關於良渚文化的解體,已經有相當豐富的討論。總結起來,大致有兩個方面:其一,是災變論。良渚文化分佈在環太湖地區,屬於近海、臨江、多水環境。從水災視角去分析史前文化的解體是完全合理的。俞偉超早先認為,4000多年前的洪水氾濫導致良渚文化的種種設施被摧毀,農耕之地常年淹沒,文明發展停滯了。很多環境學者透過尋找環境證據,也來解讀良渚文化的衰亡。可持續發展是今人分析良渚文化解體時不容忽視的原因。其二,是從良渚社會機制中尋找原因。以神權模式為特徵的良渚文明在玉器這類奢侈、威望性物品上投入過多,雖然對維護良渚權貴的政治統治有幫助,但同時也消耗了大量的社會成本。當社會的剩餘產量不斷投入維持複雜系統運轉而非供養民生時,維持系統運轉邊際支出必然掏空社會賴以生存的經濟基礎。根基不存,則社會崩壞,以玉器為中心的禮制無以維繫,社會複雜化程序停滯。

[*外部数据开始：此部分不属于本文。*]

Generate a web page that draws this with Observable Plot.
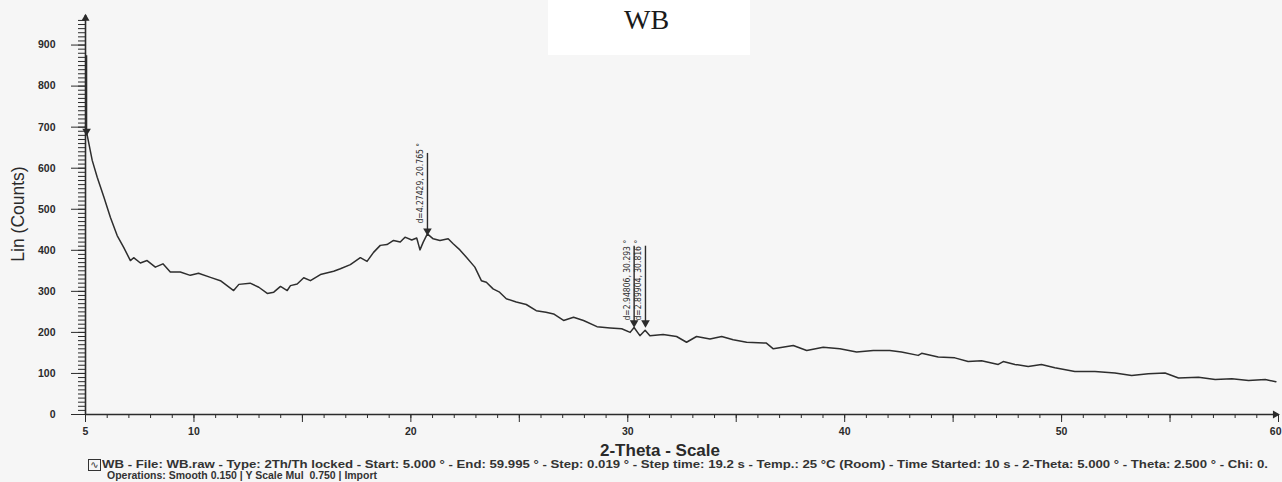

綜合來看,當經濟力量、政治力量和意識形態力量配合得當,社會結構會被賦予極大的穩定性。反之,若這幾種權力資源之間的辯證性互動出現不平衡,社會的正常運轉便會受到威脅。良渚文明的兩個關鍵性特質是稻米和玉器。這兩種物質相當於良渚文明的兩個著色劑,米和玉的“閃亮”和“黯淡”恰好對應著良渚文明的“興”與“衰”。